A successful Middle Relief Pitcher will prevent significant damage from the opposing batters and hold the fort until the better pitcher comes in.
This gives star pitchers an opportunity to rest and come back for another inning.
Because of this, MRPs are especially important in long and high-scoring games or double-headers.
The Difference Between LRP And MRP
The main differences between Long and Middle Relievers are the time they spend in the game and the point of the game at which they get called in.
While Long Relief Pitcher can come in as early as the second inning, Middle Relievers are rarely used before the sixth or seventh.
Plus, MRPs rarely stay on the field for more than one inning, while LRPs see much more significant game time.
So, they’re required to have better stamina and conditioning.
As they’re in the game longer, this also means that Long Relievers are more likely to give up runs during their pitching turn.
How and when managers will use Long or Middle Relievers depends on particular game situations.
When deciding to call up LRP or MRP, managers consider specific strengths and weaknesses of both their own and opposing teams and how they match up against each other.
What Does LOOGY Mean In Baseball?
Another baseball acronym that often confuses people when talking about relief pitchers is LOOGY.
However, things are pretty simple and it’s just a term for another type of relief pitching specialist.
LOOGY stands for Left-handed One Out Guy, and is a relatively new addition to baseball vernacular.
As the name says, LOOGY is a left-handed specialist whose main purpose is to face one or rarely two left-handed batters.
Occasionally, they may also be used against switch-hitters or weak right-handed batters.
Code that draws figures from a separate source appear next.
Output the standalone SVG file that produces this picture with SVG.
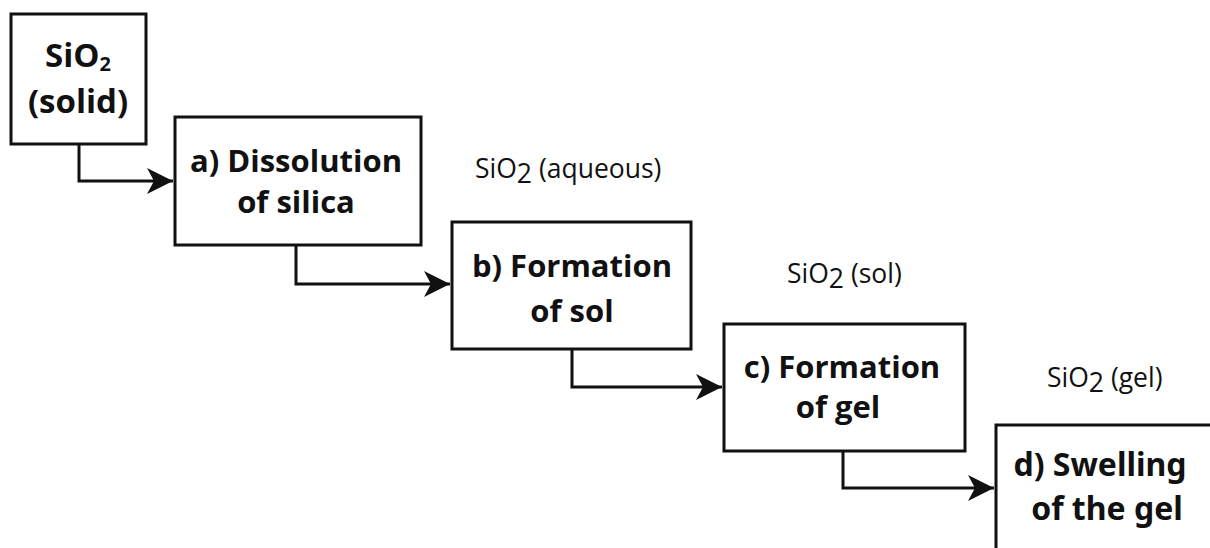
<svg xmlns="http://www.w3.org/2000/svg" width="1210" height="548" viewBox="0 0 1210 548">
  <style>
    .box { fill: #ffffff; stroke: #111111; stroke-width: 3; }
    .link { fill: none; stroke: #111111; stroke-width: 3; stroke-linejoin: miter; }
    .title { font-family: "Open Sans", "Liberation Sans", sans-serif; font-weight: 700; font-size: 31px; fill: #111111; text-anchor: middle; }
    .big { font-size: 33px; }
    .title2 { font-family: "Noto Sans", "Liberation Sans", sans-serif; font-weight: 700; font-size: 32px; fill: #111111; text-anchor: middle; }
    .state { font-family: "Open Sans", "Liberation Sans", sans-serif; font-weight: 400; font-size: 26.5px; fill: #111111; }
  </style>
  <defs>
    <marker id="arrow" markerUnits="userSpaceOnUse" markerWidth="28" markerHeight="28" refX="26" refY="13" orient="auto" viewBox="0 0 28 28">
      <path d="M0,0 L26,13 L0,26 L7,13 Z" fill="#111111"/>
    </marker>
  </defs>
  <rect width="1210" height="548" fill="#ffffff"/>

  <!-- process connectors -->
  <g id="connectors">
    <path class="link" d="M79,144 V181 H173" marker-end="url(#arrow)"/>
    <path class="link" d="M296,245 V284 H450" marker-end="url(#arrow)"/>
    <path class="link" d="M572,349 V387 H722" marker-end="url(#arrow)"/>
    <path class="link" d="M843,451 V488 H994" marker-end="url(#arrow)"/>
  </g>

  <g id="node-solid">
    <rect class="box" x="11" y="14" width="135" height="130"/>
    <text class="title big" x="78" y="67">SiO<tspan font-size="20" dy="4">2</tspan></text>
    <text class="title big" x="78" y="113">(solid)</text>
  </g>

  <g id="node-a">
    <rect class="box" x="175" y="117" width="246" height="128"/>
    <text class="title" x="296" y="172">a) Dissolution</text>
    <text class="title" x="296" y="213">of silica</text>
  </g>

  <g id="label-aqueous">
    <text class="state" x="475" y="178">SiO<tspan dy="5">2</tspan><tspan dy="-5"> (aqueous)</tspan></text>
  </g>

  <g id="node-b">
    <rect class="box" x="452" y="222" width="239" height="127"/>
    <text class="title" x="572" y="277">b) Formation</text>
    <text class="title" x="572" y="322">of sol</text>
  </g>

  <g id="label-sol">
    <text class="state" x="787" y="283">SiO<tspan dy="5">2</tspan><tspan dy="-5"> (sol)</tspan></text>
  </g>

  <g id="node-c">
    <rect class="box" x="724" y="324" width="241" height="127"/>
    <text class="title" x="842" y="378">c) Formation</text>
    <text class="title" x="838" y="418">of gel</text>
  </g>

  <g id="label-gel">
    <text class="state" x="1047" y="387">SiO<tspan dy="5">2</tspan><tspan dy="-5"> (gel)</tspan></text>
  </g>

  <g id="node-d">
    <rect class="box" x="996" y="425" width="230" height="140"/>
    <text class="title2" x="1100" y="476">d) Swelling</text>
    <text class="title2" x="1107" y="520">of the gel</text>
  </g>
</svg>
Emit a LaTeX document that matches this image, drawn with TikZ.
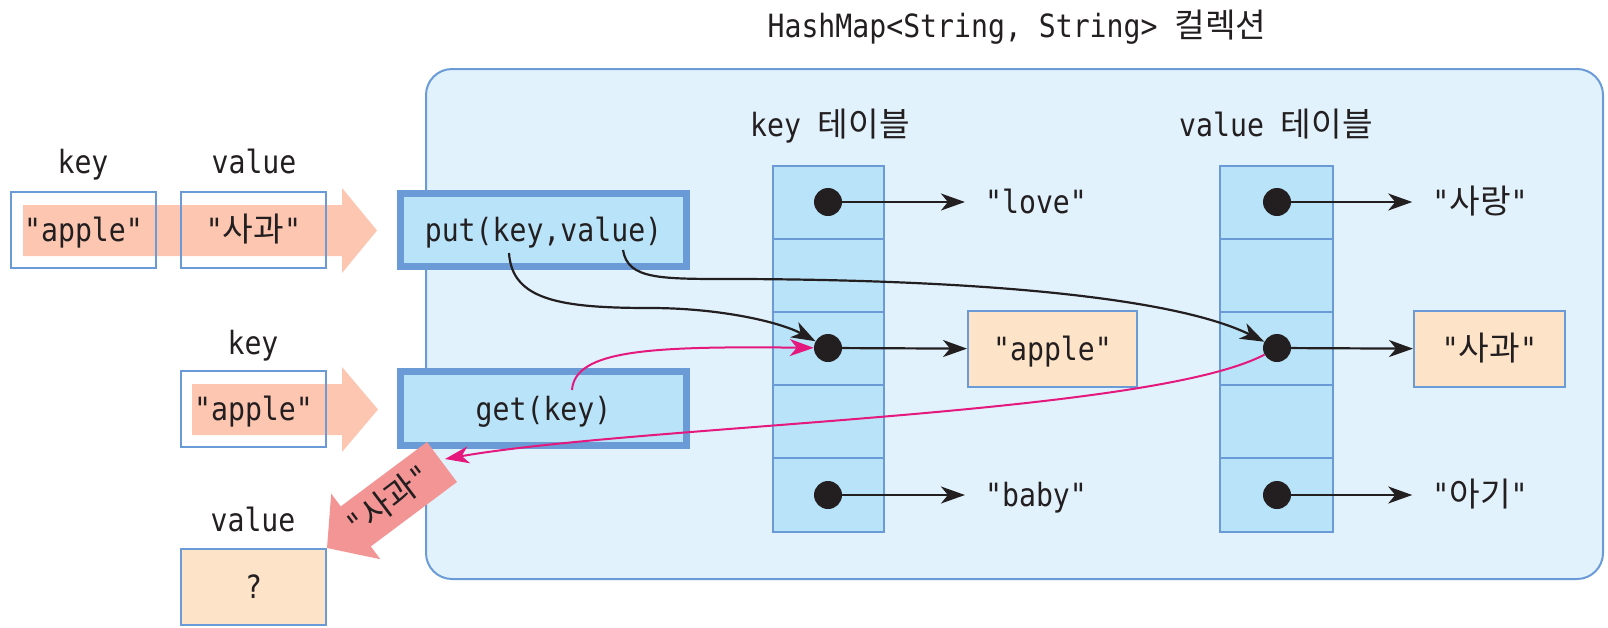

This allows managers to create a mismatch in their advantage as pitchers have leverage when their primary hand is the same as batters, while for batters, it’s vice versa.
This is because, when pitching to the batter with the same handedness, curveballs break away from the hitter, instead of going towards him.
Plus, since most pitchers are right-handed, batters usually have less experience with lefties.
Even though tradition matters in baseball more than in any other sport, it’s still a game that’s constantly evolving.
Over the years, we witnessed some rules being changed, the development of new coaching strategies, and the emergence of new specialized roles for players.
Along with the game, the terminology used to describe it developed and expanded, too.
The best examples of this are relief pitchers. Nowadays, they are coming into the games in more specialized roles and each has its own acronym designation.
Terms like LRP, MRP, SU, or CP are becoming much more common in the baseball world.
This has especially been the case over the last decade with the rise of popularity of fantasy baseball and baseball video games where some of these acronyms originated from.
In recent years, it has become increasingly difficult to follow baseball without being familiar with acronyms such as LRP or MRP.